The color space YUV was used for channel 0. An implementation example of a test image is show below:

Hog_image

2. Explain how you settled on your final choice of HOG parameters.

I tried several combinations of hog transformation most of which were proposed in the lectures. One important choice is the color channel one. RGB is not the most suitable and I would expect the HSV, LUV or YCrCb are more suitable. I tried many combinations, none provided a dominant performance over the others. I ended up with YUV for channel 0 only as it was performing relatively decently. I skipped the rest of the channels as well as the histogram of colours as they were not adding much improvement but they were costing in term of computation.

3. Describe how (and identify where in your code) you trained a classifier using your selected HOG features (and color features if you used them).

After extracting the features in the vehicle_train_classifier, then the feature and label vectors are created. The feature ones are scaled, so that each component has similar contribution to the final result and an SVC classifier is applied. The code is located between lines 66-85. The resulting classifier is then saved to a pickle file and used afterwards for the video pipeline.

Sliding Window Search

1. Describe how (and identify where in your code) you implemented a sliding window search. How did you decide what scales to search and how much to overlap windows?

From now on, the file used is the vehicle_tracking_pipeline one. I avoided using a fixed size window, as cars closer appear bigger, so I went for an approach of a multiscale window, using three scales, implemented between lines 31-51. There are smaller windows for distant cars, medium size and larger size ones for closer cars. An overlap of 0.5 for x and y was selected which is a reasonable trade-off between having too many windows and missing some detections.

The drawn boxes are shown in the following figure:

Hog_image

2. Show some examples of test images to demonstrate how your pipeline is working.
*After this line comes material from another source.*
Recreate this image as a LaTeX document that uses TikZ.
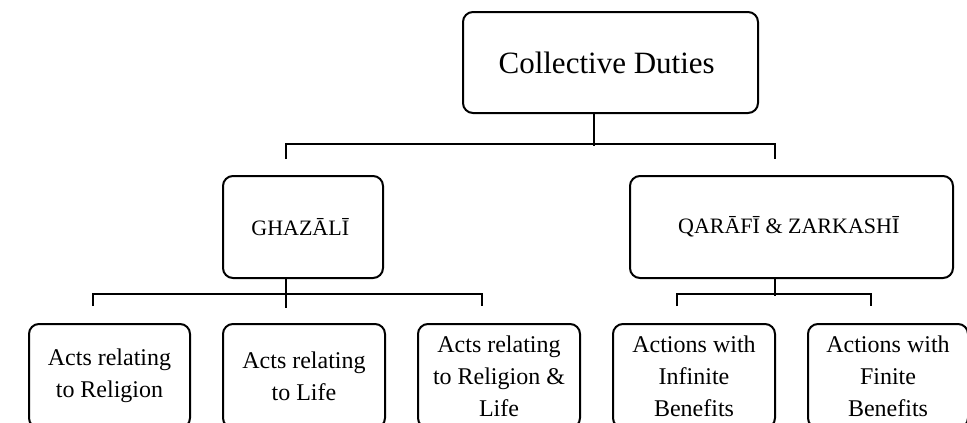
\documentclass[tikz,border=0pt]{standalone}
\usepackage{fontspec}
\setmainfont{Liberation Serif}

\begin{document}
\begin{tikzpicture}[x=1pt,y=1pt,
	caja/.style={draw=black, line width=2pt, rounded corners=10pt, align=center, inner sep=0pt},
	linea/.style={line width=2pt}]
	
	\useasboundingbox (0,0) rectangle (967,-423);
	
	% Collective duties
	\draw (610.5,-62.5) node[caja, minimum width=295pt, minimum height=101pt, font=\fontsize{31}{36}\selectfont] (deberes)
	{
		Collective Duties
	};
	
	% Ghazali
	\draw (303,-227) node[caja, minimum width=160pt, minimum height=102pt, font=\fontsize{22}{28}\selectfont] (ghazali)
	{
		GHAZĀLĪ
	};
	
	% Qarafi y Zarkashi
	\draw (791.5,-227) node[caja, minimum width=323pt, minimum height=102pt, font=\fontsize{22}{28}\selectfont] (qarafi)
	{
		QARĀFĪ \& ZARKASHĪ
	};
	
	% Acts
	\draw (109.5,-376) node[caja, minimum width=161pt, minimum height=104pt, font=\fontsize{24}{32}\selectfont] (religion)
	{
		Acts relating \\ to Religion
	};
	
	\draw (304,-376) node[caja, minimum width=162pt, minimum height=104pt, font=\fontsize{24}{32}\selectfont] (vida)
	{
		Acts relating \\ to Life
	};
	
	\draw (499,-376) node[caja, minimum width=162pt, minimum height=104pt, font=\fontsize{24}{32}\selectfont] (ambos)
	{
		Acts relating \\ to Religion \& \\ Life
	};
	
	% Actions
	\draw (694,-376) node[caja, minimum width=162pt, minimum height=104pt, font=\fontsize{24}{32}\selectfont] (infinitos)
	{
		Actions with \\ Infinite \\ Benefits
	};
	
	\draw (888,-376) node[caja, minimum width=160pt, minimum height=104pt, font=\fontsize{24}{32}\selectfont] (finitos)
	{
		Actions with \\ Finite \\ Benefits
	};
	
	
	% Lineas
	
	\draw [linea] ([xshift=-17pt]deberes.south) -- ++(0,-32);
	\draw [linea] ([xshift=-17pt,yshift=16pt]ghazali.north) -- ++(0,15) -| ([xshift=-17pt,yshift=16pt]qarafi.north);
	
	\draw [linea] ([xshift=-17pt]ghazali.south) -- ++(0,-29);
	\draw [linea] ([xshift=-17pt,yshift=17pt]religion.north) -- ++(0,12) -| ([xshift=-17pt,yshift=17pt]ambos.north);
	
	\draw [linea] ([xshift=-17pt]qarafi.south) -- ++(0,-17);
	\draw [linea] ([xshift=-17pt,yshift=17pt]infinitos.north) -- ++(0,12) -| ([xshift=-17pt,yshift=17pt]finitos.north);
	
\end{tikzpicture}
\end{document}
What did you do to optimize the performance of your classifier?

Using the 3 lavel scaling provides a total number of 165 windows to search. Executing the script vehicle_tracking_pipeline_image, some representative results for the testing images are shown below. This is the final result that excludes the false positives. Details of intermediate steps are address in the next part. For optimising the performance, the small and more numerous windows occupy the upper half of the searching area so they are kept to a smaller level than expanding them throughout the image.

test1 detect

Video Implementation

1. Provide a link to your final video output. Your pipeline should perform reasonably well on the entire project video (somewhat wobbly or unstable bounding boxes are ok as long as you are identifying the vehicles most of the time with minimal false positives.)

Here’s a link to my video result

2. Describe how (and identify where in your code) you implemented some kind of filter for false positives and some method for combining overlapping bounding boxes.

The pipeline is implemented between lines 60-80 in the vehicle_tracking_pipeline file. The script is performing the following steps.

Initially, the hot windows are extracted. These are the windows that the classifier is identifying as ones. The test images are looking like:

hot_windows

There are several succesful windows and a false positive. In order to unite the correct windows and eliminate the false positive, a heatmap is applied using a minimum thershold of two. The image looks as below:

heatmap

That way the false positive is eliminated and the final results is the one shown in the previous diagram.

Discussion

1. Briefly discuss any problems / issues you faced in your implementation of this project. Where will your pipeline likely fail? What could you do to make it more robust?

Certainly there can be improvements to the final result. I understand the process but there are some points where the current implementation shows weaknesses. For example when the cars are detected, the detection window is not always the same shape. Sometimes it can get larger and other times narrower. Also there are some dead intervals when the car is not detected also it is shown clearly. I attribute that failure to the choice of the transformation although I could see that failure with all the methods that I tried. The choice of the transformation parameters to extract the image features should also affect the results. I reckon, in a more robust implementation that history should also taken into account, meaning that when a car is detected in a frame and is not at the edges of an image, it should be detected with certainty at the next frame too.

Finally, I do not have a reference for the speed of the implementation but the current one for a real time application is slow. The current one in a relatively fast computer was achieving 4 it/s. Adding more windows or larger feature sets could frop that numer to 2 or even 1.7. A faster implemetation and a faster language such as C, should provide better processing speed.